Description of the task: Starting with the first line of the data below, copy each line up to and including the one containing "const FS = 14.8;". Pictures stay out.

════════════════════

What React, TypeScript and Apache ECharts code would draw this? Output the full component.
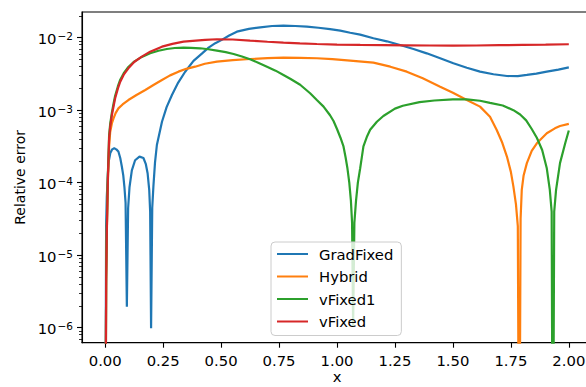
import React, { useEffect, useRef } from 'react';
import * as echarts from 'echarts';

const FONT = '"DejaVu Sans", sans-serif';
const FS = 14.8;

// Tick positions / labels
const xTicks = [0, 0.25, 0.5, 0.75, 1, 1.25, 1.5, 1.75, 2];
const yTicks = [1e-6, 1e-5, 1e-4, 1e-3, 1e-2];
const yMinorTicks = [
  7e-7, 8e-7, 9e-7,
  2e-6, 3e-6, 4e-6, 5e-6, 6e-6, 7e-6, 8e-6, 9e-6,
  2e-5, 3e-5, 4e-5, 5e-5, 6e-5, 7e-5, 8e-5, 9e-5,
  2e-4, 3e-4, 4e-4, 5e-4, 6e-4, 7e-4, 8e-4, 9e-4,
  2e-3, 3e-3, 4e-3, 5e-3, 6e-3, 7e-3, 8e-3, 9e-3,
  2e-2,
];
const xMin = -0.1;
const xMax = 2.1;
const yMin = 6.21e-7;
const yMax = 0.0226;

const seriesNames = ['GradFixed', 'Hybrid', 'vFixed1', 'vFixed'];
const seriesColors = ['#1f77b4', '#ff7f0e', '#2ca02c', '#d62728'];

// GradFixed
const gradX = [0, 0.004, 0.007, 0.014, 0.022, 0.03, 0.039, 0.048, 0.057, 0.065, 0.072, 0.078, 0.083, 0.088, 0.0935, 0.099, 0.105, 0.115, 0.129, 0.148, 0.165, 0.175, 0.183, 0.19, 0.194, 0.198, 0.203, 0.208, 0.215, 0.223, 0.245, 0.265, 0.288, 0.315, 0.345, 0.381, 0.417, 0.446, 0.475, 0.503, 0.535, 0.568, 0.62, 0.669, 0.72, 0.769, 0.82, 0.87, 0.92, 0.97, 1.014, 1.057, 1.1, 1.157, 1.215, 1.272, 1.33, 1.387, 1.445, 1.502, 1.56, 1.617, 1.675, 1.733, 1.78, 1.819, 1.86, 1.905, 1.955, 2.0];
const gradY = [1e-9, 2.51e-5, 6.46e-5, 1.86e-4, 2.57e-4, 2.88e-4, 2.98e-4, 2.88e-4, 2.69e-4, 2.19e-4, 1.66e-4, 1.26e-4, 8.71e-5, 5.25e-5, 1.95e-6, 4.47e-5, 8.71e-5, 1.48e-4, 2.04e-4, 2.29e-4, 2.19e-4, 1.82e-4, 1.35e-4, 7.94e-5, 3.98e-5, 9.8e-7, 4.47e-5, 8.91e-5, 1.91e-4, 3.31e-4, 6.92e-4, 1.10e-3, 1.62e-3, 2.40e-3, 3.39e-3, 4.79e-3, 6.03e-3, 7.28e-3, 8.39e-3, 9.33e-3, 1.07e-2, 1.21e-2, 1.32e-2, 1.39e-2, 1.45e-2, 1.47e-2, 1.45e-2, 1.42e-2, 1.37e-2, 1.31e-2, 1.25e-2, 1.17e-2, 1.10e-2, 9.82e-3, 8.91e-3, 7.94e-3, 6.97e-3, 6.08e-3, 5.19e-3, 4.43e-3, 3.85e-3, 3.40e-3, 3.13e-3, 2.96e-3, 2.95e-3, 3.06e-3, 3.20e-3, 3.40e-3, 3.63e-3, 3.89e-3];

// Hybrid
const hybridX = [0, 0.0043, 0.0072, 0.0115, 0.017, 0.0216, 0.029, 0.036, 0.045, 0.057, 0.075, 0.1, 0.135, 0.173, 0.21, 0.245, 0.28, 0.316, 0.35, 0.388, 0.43, 0.482, 0.55, 0.625, 0.7, 0.769, 0.84, 0.913, 0.98, 1.057, 1.157, 1.23, 1.301, 1.37, 1.445, 1.5, 1.56, 1.617, 1.66, 1.689, 1.713, 1.733, 1.75, 1.761, 1.772, 1.78, 1.786, 1.792, 1.797, 1.805, 1.819, 1.84, 1.862, 1.905, 1.94, 1.962, 2.0];
const hybridY = [1e-9, 4.37e-6, 2.09e-5, 1.0e-4, 3.16e-4, 5.01e-4, 6.61e-4, 7.73e-4, 9.12e-4, 1.06e-3, 1.20e-3, 1.38e-3, 1.62e-3, 1.90e-3, 2.24e-3, 2.61e-3, 3.02e-3, 3.40e-3, 3.72e-3, 3.98e-3, 4.37e-3, 4.67e-3, 4.90e-3, 5.08e-3, 5.21e-3, 5.30e-3, 5.27e-3, 5.20e-3, 5.07e-3, 4.82e-3, 4.52e-3, 3.98e-3, 3.40e-3, 2.75e-3, 2.11e-3, 1.74e-3, 1.38e-3, 1.12e-3, 8.13e-4, 5.33e-4, 3.55e-4, 2.29e-4, 1.41e-4, 8.81e-5, 5.01e-5, 2.51e-5, 1e-9, 3.16e-5, 7.94e-5, 1.26e-4, 1.86e-4, 2.75e-4, 3.49e-4, 4.80e-4, 5.62e-4, 6.05e-4, 6.46e-4];

// vFixed1
const vFixed1X = [0, 0.0043, 0.0072, 0.0115, 0.017, 0.022, 0.029, 0.036, 0.043, 0.055, 0.065, 0.08, 0.1, 0.125, 0.158, 0.194, 0.23, 0.266, 0.3, 0.338, 0.37, 0.41, 0.445, 0.482, 0.52, 0.554, 0.59, 0.625, 0.66, 0.698, 0.735, 0.769, 0.8, 0.841, 0.884, 0.913, 0.942, 0.97, 0.985, 1.0, 1.015, 1.028, 1.037, 1.045, 1.053, 1.06, 1.065, 1.0695, 1.075, 1.082, 1.09, 1.1, 1.107, 1.114, 1.13, 1.143, 1.172, 1.2, 1.25, 1.284, 1.356, 1.42, 1.5, 1.56, 1.617, 1.66, 1.715, 1.761, 1.79, 1.816, 1.84, 1.862, 1.885, 1.905, 1.918, 1.926, 1.931, 1.937, 1.945, 1.962, 1.985, 2.0];
const vFixed1Y = [1e-9, 5.01e-6, 2.51e-5, 1.26e-4, 4.57e-4, 6.61e-4, 9.33e-4, 1.23e-3, 1.58e-3, 2.14e-3, 2.63e-3, 3.24e-3, 3.94e-3, 4.68e-3, 5.43e-3, 6.10e-3, 6.61e-3, 6.98e-3, 7.21e-3, 7.28e-3, 7.24e-3, 7.14e-3, 6.92e-3, 6.62e-3, 6.31e-3, 5.96e-3, 5.50e-3, 5.04e-3, 4.52e-3, 3.98e-3, 3.51e-3, 3.06e-3, 2.69e-3, 2.24e-3, 1.71e-3, 1.38e-3, 1.12e-3, 8.51e-4, 7.08e-4, 5.50e-4, 4.17e-4, 3.16e-4, 2.24e-4, 1.58e-4, 1.0e-4, 5.62e-5, 2.82e-5, 1.02e-6, 2.82e-5, 5.62e-5, 1.0e-4, 1.58e-4, 2.24e-4, 3.16e-4, 4.37e-4, 5.37e-4, 6.92e-4, 8.32e-4, 1.05e-3, 1.15e-3, 1.29e-3, 1.36e-3, 1.41e-3, 1.41e-3, 1.35e-3, 1.26e-3, 1.16e-3, 1.0e-3, 8.71e-4, 7.24e-4, 5.50e-4, 4.17e-4, 2.82e-4, 1.58e-4, 7.94e-5, 3.98e-5, 1e-9, 3.98e-5, 7.94e-5, 1.86e-4, 3.55e-4, 5.25e-4];

// vFixed
const vFixedX = [0, 0.0043, 0.0072, 0.0115, 0.017, 0.022, 0.029, 0.036, 0.043, 0.055, 0.065, 0.08, 0.1, 0.125, 0.158, 0.194, 0.245, 0.29, 0.338, 0.431, 0.482, 0.55, 0.625, 0.7, 0.769, 0.84, 0.913, 1.0, 1.1, 1.2, 1.3, 1.4, 1.5, 1.6, 1.7, 1.8, 1.9, 2.0];
const vFixedY = [1e-9, 4.57e-6, 2.24e-5, 1.10e-4, 4.17e-4, 6.03e-4, 8.59e-4, 1.12e-3, 1.46e-3, 2.00e-3, 2.47e-3, 3.09e-3, 3.78e-3, 4.62e-3, 5.47e-3, 6.41e-3, 7.52e-3, 8.22e-3, 8.81e-3, 9.33e-3, 9.51e-3, 9.44e-3, 9.10e-3, 8.79e-3, 8.53e-3, 8.34e-3, 8.18e-3, 8.04e-3, 7.94e-3, 7.91e-3, 7.85e-3, 7.80e-3, 7.76e-3, 7.80e-3, 7.87e-3, 7.94e-3, 8.02e-3, 8.11e-3];

const seriesX = [gradX, hybridX, vFixed1X, vFixedX];
const seriesY = [gradY, hybridY, vFixed1Y, vFixedY];

export default function App() {
  const ref = useRef<HTMLDivElement>(null);
  useEffect(() => {
    document.body.style.margin = '0';
    if (!ref.current) return;
    const chart = echarts.init(ref.current, undefined, { renderer: 'svg' });
    const option: any = {
      animation: false,
      backgroundColor: '#ffffff',
      textStyle: { fontFamily: FONT },
      grid: {
        left: 82,
        top: 12,
        width: 510,
        height: 330.7,
        show: true,
        borderColor: '#000',
        borderWidth: 1.1,
        outerBoundsMode: 'none',
        containLabel: false,
      },
      legend: {
        orient: 'vertical',
        left: 271,
        top: 242,
        data: seriesNames,
        icon: 'rect',
        itemWidth: 31,
        itemHeight: 2,
        itemGap: 6.5,
        padding: [4, 8, 6, 6],
        backgroundColor: 'rgba(255,255,255,0.8)',
        borderColor: '#cccccc',
        borderWidth: 1,
        borderRadius: 4,
        textStyle: { fontFamily: FONT, fontSize: FS, color: '#000', lineHeight: 16, padding: [0, 0, 0, 6] },
      },
      xAxis: {
        type: 'value',
        min: xMin,
        max: xMax,
        name: 'x',
        nameLocation: 'middle',
        nameGap: 27,
        nameMoveOverlap: false,
        nameTextStyle: { fontFamily: FONT, fontSize: FS, color: '#000', lineHeight: 14 },
        axisLine: { show: true, onZero: false, lineStyle: { color: '#000', width: 1.1 } },
        axisTick: { show: true, length: 5, lineStyle: { color: '#000', width: 1.1 }, customValues: xTicks },
        axisLabel: {
          customValues: xTicks,
          fontFamily: FONT,
          fontSize: FS,
          color: '#000',
          margin: 10,
          formatter: (v: number) => v.toFixed(2),
        },
        splitLine: { show: false },
      },
      yAxis: [
        {
          type: 'log',
          min: yMin,
          max: yMax,
          position: 'left',
          name: 'Relative error',
          nameLocation: 'middle',
          nameGap: 55,
          nameMoveOverlap: false,
          nameTextStyle: { fontFamily: FONT, fontSize: 14, color: '#000' },
          axisLine: { show: true, onZero: false, lineStyle: { color: '#000', width: 1.1 } },
          axisTick: { show: true, length: 5, lineStyle: { color: '#000', width: 1.1 }, customValues: yTicks },
          axisLabel: {
            customValues: yTicks,
            margin: 9,
            color: '#000',
            fontFamily: FONT,
            formatter: (v: number) => {
              const e = Math.round(Math.log10(v));
              return '{b|10}{s|\u2212' + Math.abs(e) + '}';
            },
            rich: {
              b: { fontFamily: FONT, fontSize: FS, color: '#000', padding: [2, 0, 0, 0] },
              s: { fontFamily: FONT, fontSize: 10.5, color: '#000', padding: [0, 0, 3, 1] },
            },
          },
          splitLine: { show: false },
        },
        {
          type: 'log',
          min: yMin,
          max: yMax,
          position: 'left',
          axisLine: { show: false, onZero: false },
          axisTick: { show: true, length: 3, lineStyle: { color: '#000', width: 0.8 }, customValues: yMinorTicks },
          axisLabel: { show: false },
          splitLine: { show: false },
        },
      ],
      series: seriesNames.map((name, i) => ({
        name,
        type: 'line',
        yAxisIndex: 0,
        showSymbol: false,
        symbol: 'none',
        clip: true,
        color: seriesColors[i],
        lineStyle: { color: seriesColors[i], width: 2.2 },
        data: seriesX[i].map((x, j) => [x, seriesY[i][j]]),
      })),
    };
    chart.setOption(option);
    return () => chart.dispose();
  }, []);
  return <div ref={ref} style={{ width: 586, height: 387 }} />;
}
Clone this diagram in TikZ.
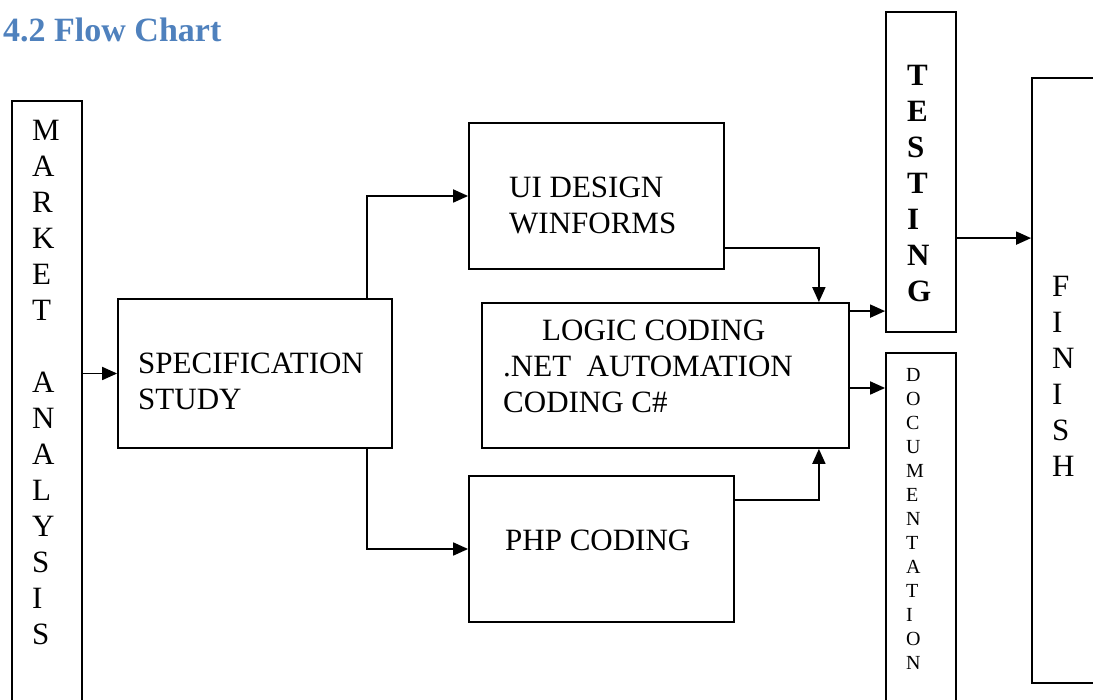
\documentclass[tikz,border=0pt]{standalone}
\usepackage{fontspec}
\setmainfont{Liberation Serif}
\usetikzlibrary{arrows.meta}
\definecolor{headblue}{RGB}{79,129,189}

\begin{document}
\begin{tikzpicture}[x=1pt, y=-1pt,
	box/.style={draw, rectangle, line width=1.8pt, inner sep=0pt},
	txt/.style={inner sep=0pt, anchor=north west, align=left, font=\fontsize{31}{36}\selectfont},
	smalltxt/.style={txt, font=\fontsize{20}{24}\selectfont},
	flow/.style={line width=1.8pt, -{Triangle[length=15pt,width=13pt]}}]

	\clip (0,0) rectangle (1093,700);

	\node (title) [anchor=base west, inner sep=0pt, text=headblue, font=\fontsize{34}{40}\selectfont\bfseries] at (3,42) {4.2 Flow Chart};

	% boxes
	\node (market) [box, minimum width=70pt, minimum height=624pt] at (47,413) {};
	\node (spec) [box, minimum width=274pt, minimum height=149pt] at (255,373.5) {};
	\node (ui) [box, minimum width=255pt, minimum height=146pt] at (596.5,196) {};
	\node (logic) [box, minimum width=367pt, minimum height=145pt] at (665.5,375.5) {};
	\node (php) [box, minimum width=265pt, minimum height=146pt] at (601.5,549) {};
	\node (testing) [box, minimum width=70pt, minimum height=320pt] at (921,172) {};
	\node (doc) [box, minimum width=70pt, minimum height=372pt] at (921,539) {};
	\node (finish) [box, minimum width=70pt, minimum height=605pt] at (1067,380.5) {};

	% texts
	\node (markettxt) [txt] at (32,120) {M\\A\\R\\K\\E\\T\\[36pt]A\\N\\A\\L\\Y\\S\\I\\S};
	\node (spectxt) [txt] at (138,352.5) {SPECIFICATION\\STUDY};
	\node (uitxt) [txt] at (509,176.5) {UI DESIGN\\WINFORMS};
	\node (logictxt) [txt] at (503,319.5) {\hspace*{39pt}LOGIC CODING\\.NET\ \ AUTOMATION\\CODING C\#};
	\node (phptxt) [txt] at (505,529.5) {PHP CODING};
	\node (testingtxt) [txt, font=\fontsize{31}{36}\selectfont\bfseries] at (907,65.5) {T\\E\\S\\T\\I\\N\\G};
	\node (doctxt) [smalltxt] at (906,368.5) {D\\O\\C\\U\\M\\E\\N\\T\\A\\T\\I\\O\\N};
	\node (finishtxt) [txt] at (1052,276.5) {F\\I\\N\\I\\S\\H};

	% connectors
	\coordinate (lt) at ([yshift=-9pt]logic.north east);
	\coordinate (ld) at ([yshift=-12.5pt]logic.east);
	\coordinate (tf) at ([yshift=-227pt]testing.north east);
	\draw[flow] (market.east |- spec.west) -- (spec.west);
	\draw[flow] ([xshift=-26pt]spec.north east) |- (ui.west);
	\draw[flow] ([xshift=-26pt]spec.south east) |- (php.west);
	\draw[flow] ([yshift=22pt]ui.south east) -| ([xshift=-31pt]logic.north east);
	\draw[flow] ([yshift=-25pt]php.north east) -| ([xshift=-31pt]logic.south east);
	\draw[flow] (lt) -- (lt -| testing.west);
	\draw[flow] (ld) -- (ld -| doc.west);
	\draw[flow] (tf) -- (tf -| finish.west);

\end{tikzpicture}
\end{document}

════════════════════

Completed task:
What React, TypeScript and Apache ECharts code would draw this? Output the full component.
import React, { useEffect, useRef } from 'react';
import * as echarts from 'echarts';

const FONT = '"DejaVu Sans", sans-serif';
const FS = 14.8;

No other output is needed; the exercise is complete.